After Effects stores file path references to source media, not the media itself. Any change to a file’s name, location, or drive breaks the stored link.

 

When you import footage, After Effects records the exact path: drive letter, folder hierarchy, and filename. If anything in that chain changes after import, After Effects cannot locate the asset and displays color bars as a placeholder. The .AEP project file stores animation data, keyframes, effects, and expressions, but has zero embedded media.

 

The most common causes of missing files:

 

  • Moving the project folder or individual assets to a different location after import
  • Renaming files or folders in Finder or Windows Explorer instead of inside After Effects
  • Changing drive letters, or switching between Mac and Windows, where path formatting differs
  • Disconnecting an external drive that held source footage
  • Cloud storage services like Dropbox or OneDrive sync, relocate, or rename files automatically
  • Extracting only the .AEP from a downloaded ZIP without the accompanying asset folder

 

One critical reassurance: animations, keyframes, and effects remain intact inside the project. Only the source media link breaks. Nothing is deleted or lost within the .AEP itself.

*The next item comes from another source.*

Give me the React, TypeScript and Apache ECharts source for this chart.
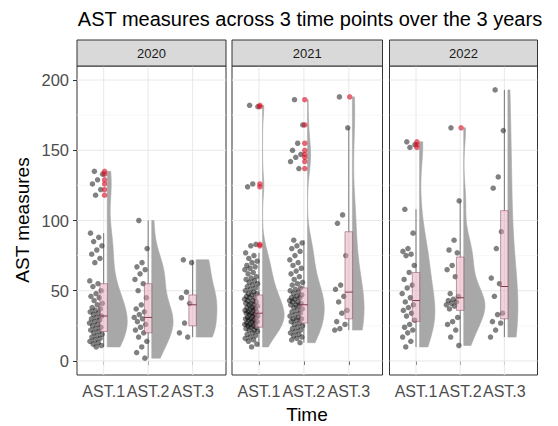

How to Prevent Missing Files in After Effects

Fix Missing Files

Four habits eliminate most missing file errors before they occur: collecting dependencies, maintaining a master folder, respecting filenames, and packaging before transfer.

 

1. Run Collect Files Before Moving or Sharing

Go to File > Dependencies > Collect Files. Set “Collect Source Files” to All. After Effects creates a new folder containing a copy of the .AEP and a Footage subfolder with every linked asset. The original project stays untouched.

 

This is the single most effective prevention step. Run it before archiving, transferring to another machine, or sending a project to another editor. For the full walkthrough, see how to Collect Files in After Effects.

 

2. Store Everything in One Master Folder

Organize all project media inside a single root folder before importing anything into After Effects:

 

Project-Name/
Project-Name.aep
Footage/
Audio/
Images/
Exports/

Import all media from within this structure. Never import directly from Desktop, Downloads, or scattered external drives. When every asset lives inside one root folder, After Effects maintains relative paths that survive moves between machines.

 

3. Never Rename Files Outside After Effects

Renaming a file in Finder or Windows Explorer breaks the stored path without any warning inside the project. If renaming is necessary, do it through the Project panel inside After Effects. The software updates the internal reference automatically and the link stays intact.

 

4. Zip the Full Folder Before Transfer

When sending a project to another editor or moving to a new machine, zip the entire master folder, not the .AEP file alone. The .AEP contains path references, not media. Sending the project file without its linked assets guarantees missing file errors on the other end. For a complete packaging workflow, see how to save an AE project with all files.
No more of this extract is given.